Car Prices Are Likely to Remain High
By: James Flippin · October 06, 2022 · Reading Time: 3 minutes
A Trio of Factors
If you’re in the market for a new or used car, then a hefty price tag could be in your future. This is thanks to a trio of factors forcing car prices higher.
These include higher interest rates, which increase the cost of borrowing, a shortage of auto parts, and strong demand for cars, which reduces automakers’ incentives to offer discounts. In other words, car prices are high due to the fact there are plenty of buyers, but not enough cars.
On top of that, since new car prices are higher than normal, people are holding onto their cars longer. This further reduces the number of used cars for sale, and drives prices up even further.
Thinking About When To Buy
If you’re in the market to buy a new car, you might want to consider holding off for another few months. If you purchase a car now, you will likely overpay for a car that you may be able to get at a much lower price in the future.
This also applies if you plan on financing the purchase of a car, since the cost of borrowing is getting more expensive. In the third quarter of 2022, the average interest rate for a car loan hit 5.7%. According to Edmunds, that’s more than 1% higher than what the average was in August 2021.
What To Do?
Luckily for consumers, this is more of a short-term crisis, as opposed to a long-term reality. Industry insiders expect car prices to stabilize once car production levels return to normal in the second half of 2023.
At that point, there could be significantly more cars on dealer lots and automakers will be incentivized to sell their inventory. To sell more cars, they will likely lower prices while offering discounts and other deals.
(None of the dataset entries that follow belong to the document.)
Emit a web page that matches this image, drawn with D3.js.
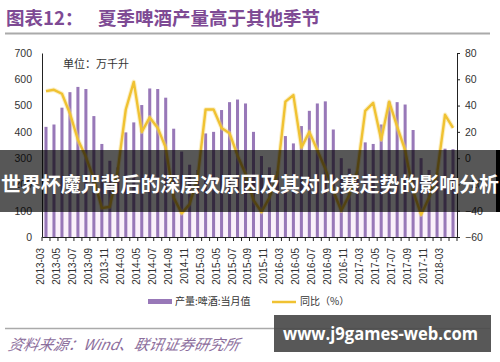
<!DOCTYPE html>
<html><head><meta charset="utf-8">
<script src="https://cdn.jsdelivr.net/npm/d3@7/dist/d3.min.js"></script>
<style>
html,body{margin:0;padding:0;background:#fff;}
svg{display:block;font-family:"Liberation Sans","Noto Sans CJK SC",sans-serif;}
</style></head>
<body>
<svg id="chart" width="500" height="362"></svg>
<script>
const months = [
 "2013-03","2013-04","2013-05","2013-06","2013-07","2013-08","2013-09","2013-10","2013-11","2013-12",
 "2014-03","2014-04","2014-05","2014-06","2014-07","2014-08","2014-09","2014-10","2014-11","2014-12",
 "2015-03","2015-04","2015-05","2015-06","2015-07","2015-08","2015-09","2015-10","2015-11","2015-12",
 "2016-03","2016-04","2016-05","2016-06","2016-07","2016-08","2016-09","2016-10","2016-11","2016-12",
 "2017-03","2017-04","2017-05","2017-06","2017-07","2017-08","2017-09","2017-10","2017-11","2017-12",
 "2018-03","2018-04"];
const output = [
 419,428,492,551,571,563,460,354,290,265,
 398,436,502,565,563,530,412,325,275,255,
 394,400,483,513,523,508,400,308,265,250,
 384,356,422,480,508,516,409,300,260,250,
 360,354,428,515,513,504,407,300,255,245,
 336,334];
const yoy = [
 51,52,49,34,14,1,-16,-38,-37,-9,
 37,58,20,31,23,8,-30,-42,-35,-15,
 37,37,23,19,2,-12,-32,-41,-30,-12,
 43,48,8,20,6,-8,-25,-40,-28,-10,
 36,42,14,43,24,6,-25,-43,-30,-12,
 33,23];
const leftTicks = [0,100,200,300,400,500,600,700];
const rightTicks = [-60,-40,-20,0,20,40,60,80];
const tickLabels = months.filter((m,i)=>i%2===0);

const svg = d3.select("#chart");
const L=42, R=457, T=53, B=237;
const x = d3.scaleBand().domain(months).range([L,R]).paddingInner(0.62).paddingOuter(0.31);
const yL = d3.scaleLinear().domain([0,700]).range([B,T]);
const yR = d3.scaleLinear().domain([-60,80]).range([B,T]);
const purple="#9878b8", gold="#f0c232";

// title
svg.append("text").attr("x",6).attr("y",25).attr("fill","#7e4a94")
 .attr("font-family","Noto Sans CJK SC").attr("font-weight","bold").attr("font-size",18.5)
 .text("图表12：");
svg.append("text").attr("x",98).attr("y",25).attr("fill","#7e4a94")
 .attr("font-family","Noto Sans CJK SC").attr("font-weight","bold").attr("font-size",18.5)
 .text("夏季啤酒产量高于其他季节");
svg.append("line").attr("x1",5).attr("x2",490).attr("y1",33.5).attr("y2",33.5)
 .attr("stroke","#aaa").attr("stroke-width",2);

svg.append("text").attr("x",63).attr("y",68).attr("font-family","Noto Sans CJK SC")
 .attr("font-size",11).attr("fill","#333").text("单位：万千升");

// bars
svg.append("g").selectAll("rect").data(months).join("rect")
 .attr("x",d=>x(d)).attr("width",x.bandwidth())
 .attr("y",(d,i)=>yL(output[i])).attr("height",(d,i)=>B-yL(output[i]))
 .attr("fill",purple);

// line
const line = d3.line().x((d,i)=>x(months[i])+x.bandwidth()/2).y(d=>yR(d));
svg.append("path").datum(yoy).attr("d",line).attr("fill","none")
 .attr("stroke","#f6dc80").attr("stroke-width",4.5).attr("stroke-opacity",0.45).attr("stroke-linejoin","round");
svg.append("path").datum(yoy).attr("d",line).attr("fill","none")
 .attr("stroke",gold).attr("stroke-width",2.4).attr("stroke-linejoin","round");

// left axis
const gl = svg.append("g").attr("transform",`translate(${L},0)`)
 .call(d3.axisLeft(yL).tickValues(leftTicks).tickSize(0).tickPadding(10));
gl.select(".domain").attr("stroke","#222");
gl.selectAll("text").attr("font-size",10.5).attr("fill","#333").attr("font-family","Liberation Sans");

// right axis
const gr = svg.append("g").attr("transform",`translate(${R},0)`)
 .call(d3.axisRight(yR).tickValues(rightTicks).tickSize(3).tickSizeOuter(3).tickPadding(5));
gr.select(".domain").attr("stroke","#222");
gr.selectAll("line").attr("stroke","#222");
gr.selectAll("text").attr("font-size",10.5).attr("fill","#333").attr("font-family","Liberation Sans");

// bottom axis
const gb = svg.append("g").attr("transform",`translate(0,${B})`)
 .call(d3.axisBottom(x).tickValues(tickLabels).tickSize(0).tickPadding(6));
gb.select(".domain").attr("stroke","#222");
gb.selectAll("text").attr("font-size",10).attr("fill","#333").attr("font-family","Liberation Sans")
 .attr("transform","rotate(-90)").attr("text-anchor","end").attr("dx","-0.5em").attr("dy","-0.55em").attr("y",0).attr("x",-6);
gb.selectAll("g.tick").attr("transform",d=>`translate(${x(d)+x.bandwidth()/2+3.5},0)`);
svg.append("g").selectAll("line").data(months.concat(["_end"])).join("line")
 .attr("x1",(d,i)=>L+i*x.step()).attr("x2",(d,i)=>L+i*x.step())
 .attr("y1",B).attr("y2",B+4).attr("stroke","#222");

// legend
svg.append("rect").attr("x",148).attr("y",299).attr("width",24).attr("height",5).attr("fill",purple);
svg.append("text").attr("x",175).attr("y",305).attr("font-size",10).attr("fill","#333")
 .attr("font-family","Noto Sans CJK SC").text("产量:啤酒:当月值");
svg.append("line").attr("x1",272).attr("x2",296).attr("y1",302).attr("y2",302).attr("stroke",gold).attr("stroke-width",2.5);
svg.append("text").attr("x",300).attr("y",305).attr("font-size",10).attr("fill","#333")
 .attr("font-family","Noto Sans CJK SC").text("同比（%）");

// bottom rule and source
svg.append("line").attr("x1",5).attr("x2",490).attr("y1",328.5).attr("y2",328.5)
 .attr("stroke","#aaa").attr("stroke-width",1.5);
svg.append("text").attr("x",8).attr("y",350).attr("font-size",15).attr("fill","#8c6e9c")
 .attr("font-style","italic").attr("font-family","Noto Sans CJK SC").attr("transform","skewX(-12) translate(74,0)")
 .text("资料来源：Wind、联讯证券研究所");

// overlay banner
svg.append("rect").attr("x",L).attr("y",212).attr("width",R-L).attr("height",B-212).attr("fill","#f0d8f0").attr("opacity",0.35).lower();
svg.append("rect").attr("x",0).attr("y",150).attr("width",500).attr("height",62).attr("fill","#000").attr("opacity",0.66);
svg.append("rect").attr("x",496).attr("y",150).attr("width",4).attr("height",62).attr("fill","#000");
svg.append("text").attr("x",250).attr("y",192).attr("text-anchor","middle").attr("fill","#fff")
 .attr("font-family","Noto Sans CJK SC").attr("font-weight","bold").attr("font-size",20)
 .attr("textLength",498).attr("lengthAdjust","spacingAndGlyphs")
 .text("世界杯魔咒背后的深层次原因及其对比赛走势的影响分析");

// watermark box
svg.append("rect").attr("x",274).attr("y",315).attr("width",217).attr("height",37).attr("fill","#4a4a4a").attr("opacity",0.92);
svg.append("text").attr("x",283).attr("y",340).attr("fill","#fff")
 .attr("font-family","Open Sans").attr("font-weight","bold").attr("font-size",17)
 .attr("textLength",195).attr("lengthAdjust","spacingAndGlyphs")
 .text("www.j9games-web.com");
</script>
</body></html>
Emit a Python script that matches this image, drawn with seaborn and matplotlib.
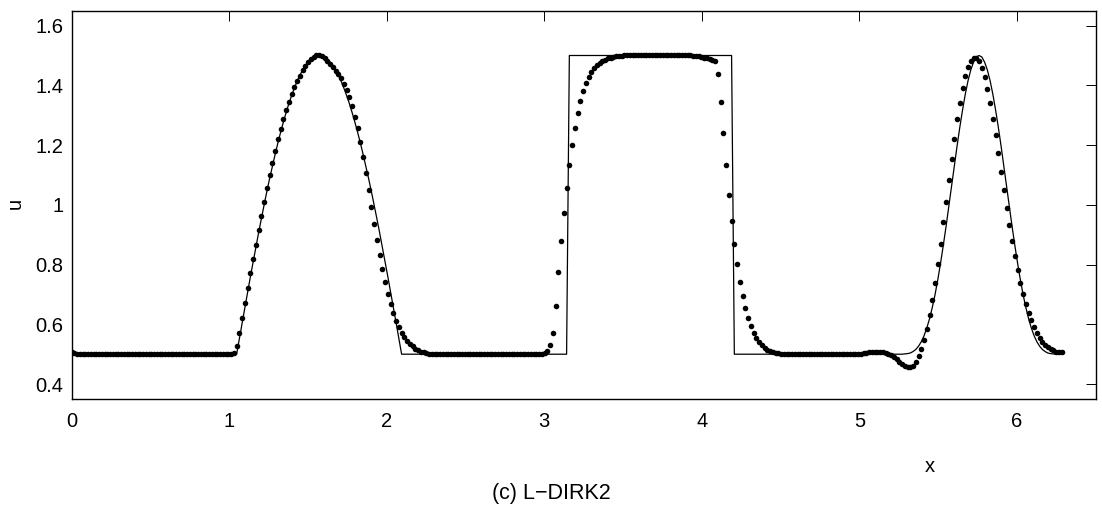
import numpy as np
import matplotlib
matplotlib.use("Agg")
import matplotlib.pyplot as plt
import seaborn as sns

# ---------------- data ----------------
X_MAX = 6.2832  # right end of the grid (2*pi)

# numerical solution (dots), one value per grid node, 361 nodes
u_numeric = (
    [0.506, 0.503, 0.501] + [0.500] * 55 + [0.501, 0.503]
    + [0.527, 0.572, 0.621, 0.672, 0.722, 0.772, 0.819, 0.867, 0.915, 0.962,
       1.010, 1.055, 1.099, 1.141, 1.181, 1.219, 1.255, 1.287, 1.317, 1.345,
       1.370, 1.393, 1.414, 1.433, 1.450, 1.465, 1.478, 1.488, 1.496, 1.500,
       1.500, 1.497, 1.491, 1.482, 1.471, 1.460, 1.449, 1.437, 1.423, 1.405,
       1.385, 1.362, 1.331, 1.295, 1.256, 1.211, 1.161, 1.105, 1.049, 0.993,
       0.937, 0.883, 0.833, 0.785, 0.741, 0.702, 0.667, 0.638, 0.612, 0.590,
       0.571, 0.556, 0.545, 0.534, 0.526, 0.519, 0.514, 0.509, 0.506, 0.504,
       0.502, 0.501]
    + [0.500] * 39
    + [0.502, 0.505, 0.512, 0.532, 0.570, 0.662, 0.774, 0.878, 0.973, 1.058,
       1.134, 1.200, 1.257, 1.306, 1.346, 1.381, 1.407, 1.428, 1.446, 1.458,
       1.468, 1.476, 1.482, 1.486, 1.490, 1.493, 1.495, 1.497, 1.498, 1.499]
    + [1.500] * 24
    + [1.500, 1.499, 1.498, 1.497, 1.495, 1.493, 1.491, 1.488, 1.486, 1.482,
       1.438, 1.345, 1.239, 1.132, 1.032, 0.946, 0.869, 0.801, 0.742, 0.695,
       0.655, 0.622, 0.594, 0.572, 0.554, 0.541, 0.530, 0.522, 0.515, 0.511,
       0.507, 0.505, 0.503, 0.502, 0.501]
    + [0.500] * 26
    + [0.501, 0.502, 0.503, 0.505, 0.506, 0.507, 0.508, 0.508, 0.507, 0.506,
       0.504, 0.501, 0.496, 0.490, 0.483, 0.475, 0.468, 0.462, 0.458, 0.457,
       0.462, 0.475, 0.495, 0.518, 0.546, 0.585, 0.630, 0.683, 0.739, 0.801,
       0.870, 0.942, 1.011, 1.083, 1.153, 1.222, 1.286, 1.342, 1.390, 1.431,
       1.463, 1.483, 1.492, 1.493, 1.482, 1.457, 1.427, 1.388, 1.342, 1.289,
       1.234, 1.172, 1.111, 1.051, 0.991, 0.933, 0.879, 0.828, 0.781, 0.739,
       0.701, 0.667, 0.639, 0.613, 0.591, 0.572, 0.555, 0.542, 0.532, 0.524,
       0.517, 0.513, 0.509, 0.507, 0.506]
)

# exact solution (solid line), same grid
u_exact = (
    [0.500] * 60
    + [0.500, 0.552, 0.605, 0.656, 0.708, 0.759, 0.809, 0.858, 0.907, 0.954,
       1.000, 1.045, 1.088, 1.129, 1.169, 1.207, 1.243, 1.277, 1.309, 1.339,
       1.366, 1.391, 1.414, 1.434, 1.451, 1.466, 1.478, 1.488, 1.494, 1.499,
       1.500, 1.499, 1.494, 1.488, 1.478, 1.466, 1.451, 1.434, 1.414, 1.391,
       1.366, 1.339, 1.309, 1.277, 1.243, 1.207, 1.169, 1.129, 1.088, 1.045,
       1.000, 0.954, 0.907, 0.858, 0.809, 0.759, 0.708, 0.656, 0.605, 0.552,
       0.500]
    + [0.500] * 60
    + [1.500] * 60
    + [0.500] * 62
    + [0.501, 0.502, 0.504, 0.509, 0.516, 0.527, 0.542, 0.562, 0.588, 0.619,
       0.657, 0.700, 0.750, 0.805, 0.865, 0.928, 0.995, 1.062, 1.130, 1.197,
       1.260, 1.318, 1.371, 1.416, 1.452, 1.478, 1.495, 1.500, 1.495, 1.478,
       1.452, 1.416, 1.371, 1.318, 1.260, 1.197, 1.130, 1.062, 0.995, 0.928,
       0.865, 0.805, 0.750, 0.700, 0.657, 0.619, 0.588, 0.562, 0.542, 0.527,
       0.516, 0.509, 0.504, 0.502, 0.501]
    + [0.500] * 3
)

x_ticks = [0, 1, 2, 3, 4, 5, 6]
x_tick_labels = ["0", "1", "2", "3", "4", "5", "6"]
y_ticks = [0.4, 0.6, 0.8, 1.0, 1.2, 1.4, 1.6]
y_tick_labels = ["0.4", "0.6", "0.8", "1", "1.2", "1.4", "1.6"]

x_label = "x"
y_label = "u"
caption = "(c) L\u2212DIRK2"

# ---------------- plotting ----------------
sns.set_theme(style="white")
plt.rcParams["font.family"] = ["Liberation Sans", "DejaVu Sans"]

x_grid = np.linspace(0.0, X_MAX, len(u_numeric))

fig = plt.figure(figsize=(11.02, 5.09), dpi=100)
ax = fig.add_axes([0.065, 0.2161, 0.9293, 0.7629])

sns.lineplot(x=x_grid, y=u_exact, color="black", linewidth=0.9,
             estimator=None, ax=ax)
sns.scatterplot(x=x_grid, y=u_numeric, color="black", s=16,
                linewidth=0, ax=ax, zorder=3)

ax.set_xlim(0, 6.5)
ax.set_ylim(0.35, 1.65)
ax.set_xticks(x_ticks)
ax.set_xticklabels(x_tick_labels)
ax.set_yticks(y_ticks)
ax.set_yticklabels(y_tick_labels)
ax.set_xlabel("")
ax.set_ylabel("")

for sp in ax.spines.values():
    sp.set_visible(True)
    sp.set_color("black")
    sp.set_linewidth(1.0)

ax.tick_params(direction="in", top=True, right=True, length=7, width=0.7,
               color="black", labelsize=14.5, labelcolor="black")
ax.tick_params(axis="x", pad=9)
ax.tick_params(axis="y", pad=6)

fig.text(15 / 1102, 1 - 203 / 509, y_label, rotation=90, ha="center",
         va="center", fontsize=14.5, color="black")
fig.text(930 / 1102, 1 - 467 / 509, x_label, ha="center", va="center",
         fontsize=14.5, color="black")
fig.text(0.5, 1 - 493 / 509, caption, ha="center", va="center",
         fontsize=15.5, color="black")

fig.savefig("out.png", dpi=100)
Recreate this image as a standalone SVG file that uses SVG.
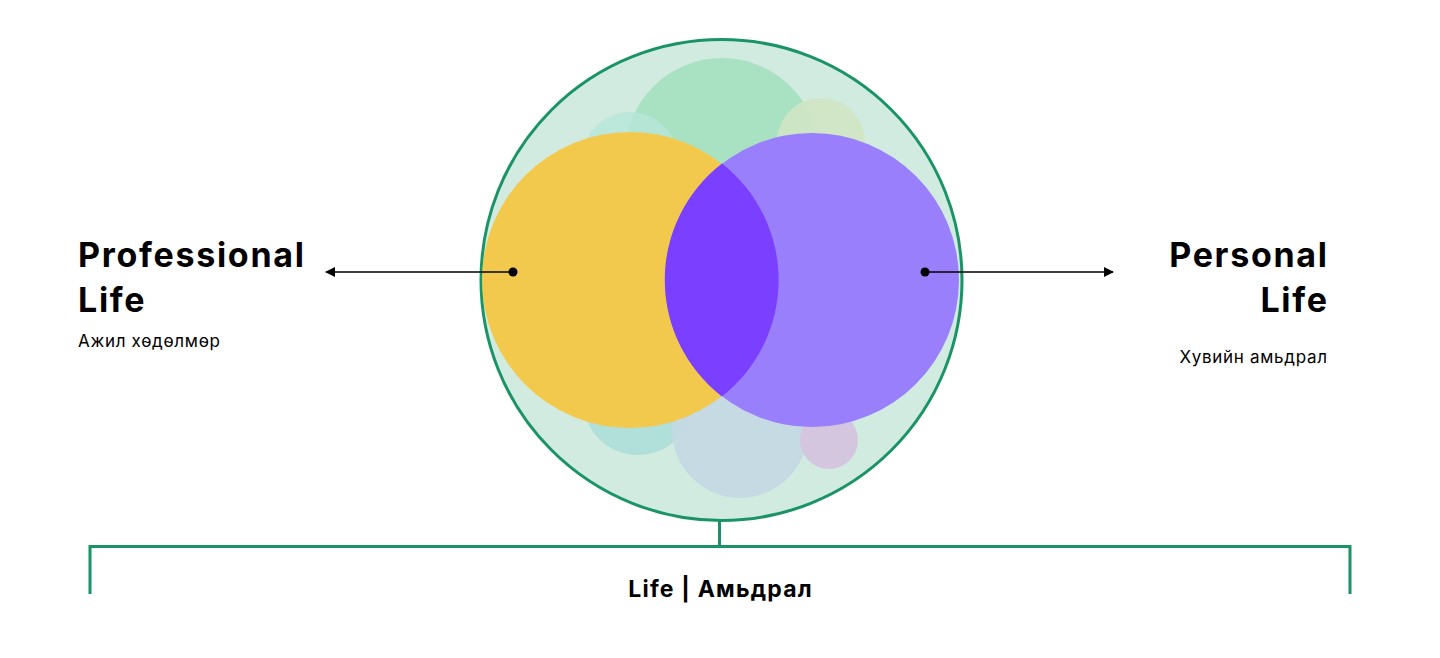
<svg xmlns="http://www.w3.org/2000/svg" width="1440" height="658" viewBox="0 0 1440 658">
<defs>
<style>
.title{font-family:Inter,"Noto Sans","Liberation Sans",sans-serif;font-weight:700;font-size:34px;letter-spacing:1.7px;fill:#000}
.sub{font-family:Inter,"Noto Sans","Liberation Sans",sans-serif;font-weight:400;font-size:17px;letter-spacing:0.7px;fill:#000}
.foot{font-family:Inter,"Noto Sans","Liberation Sans",sans-serif;font-weight:700;font-size:23px;letter-spacing:1.2px;fill:#000}
.green{stroke:#1A9466;stroke-width:3;fill:none}
.conn{stroke:#000;stroke-width:1.5;fill:none}
</style>
<marker id="ah" viewBox="0 0 10 10" refX="9" refY="5" markerWidth="10" markerHeight="10" markerUnits="userSpaceOnUse" orient="auto">
<path d="M0,0 L10,5 L0,10 z" fill="#000"/>
</marker>
</defs>
<rect width="1440" height="658" fill="#fff"/>
<g id="life-circle">
<circle cx="721.5" cy="280" r="240.5" fill="#D2EBE0"/>
<circle cx="722" cy="155" r="97" fill="#A9E2C2"/>
<circle cx="821" cy="142" r="44" fill="#CFE5C4" opacity="0.9"/>
<circle cx="630" cy="160" r="48" fill="#B7E6DA" opacity="0.8"/>
<circle cx="638" cy="400" r="55" fill="#B1E0DA"/>
<circle cx="740" cy="430" r="68" fill="#C5D9E3" opacity="0.95"/>
<circle cx="829" cy="440" r="29" fill="#D4C6DF"/>
<circle cx="721.5" cy="280" r="240.5" class="green"/>
</g>
<g id="professional">
<circle cx="630" cy="280" r="148" fill="#F2C94C"/>
</g>
<g id="personal">
<circle cx="812" cy="280" r="147" fill="#9A7FFD"/>
<path d="M722,163.6 A148,148 0 0 1 722,396.4 A147,147 0 0 1 722,163.6 Z" fill="#7A3FFF"/>
</g>
<g id="connectors">
<line x1="513" y1="272" x2="326" y2="272" class="conn" marker-end="url(#ah)"/>
<circle cx="513" cy="272" r="4.5" fill="#000"/>
<line x1="925" y1="272" x2="1113" y2="272" class="conn" marker-end="url(#ah)"/>
<circle cx="925" cy="272" r="4.5" fill="#000"/>
<path d="M719.5,520 V546.5 M90,594 V546.5 H1350 V594" class="green"/>
</g>
<g id="professional-label">
<text class="title" x="78" y="267">Professional</text>
<text class="title" x="78" y="312">Life</text>
<text class="sub" x="78" y="347">Ажил хөдөлмөр</text>
</g>
<g id="personal-label">
<text class="title" x="1328.7" y="267" text-anchor="end">Personal</text>
<text class="title" x="1328.7" y="312" text-anchor="end">Life</text>
<text class="sub" x="1327.7" y="363" text-anchor="end">Хувийн амьдрал</text>
</g>
<g id="life-label">
<text class="foot" x="720.6" y="597" text-anchor="middle">Life | Амьдрал</text>
</g>
</svg>
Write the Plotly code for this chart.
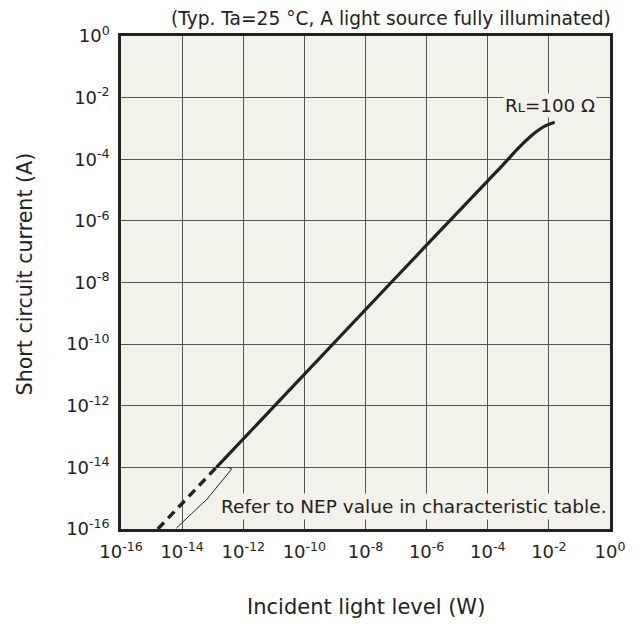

If you are looking to buy as soon as possible without drastically overpaying, you might want to consider a pickup truck. Most models are made in North America and, therefore, could reach full production capacity more quickly, since they don’t rely on a global supply chain.
There has been a lot of pain this year for consumers looking to upgrade their ride. The fortunate thing is this short-term trend won’t last forever.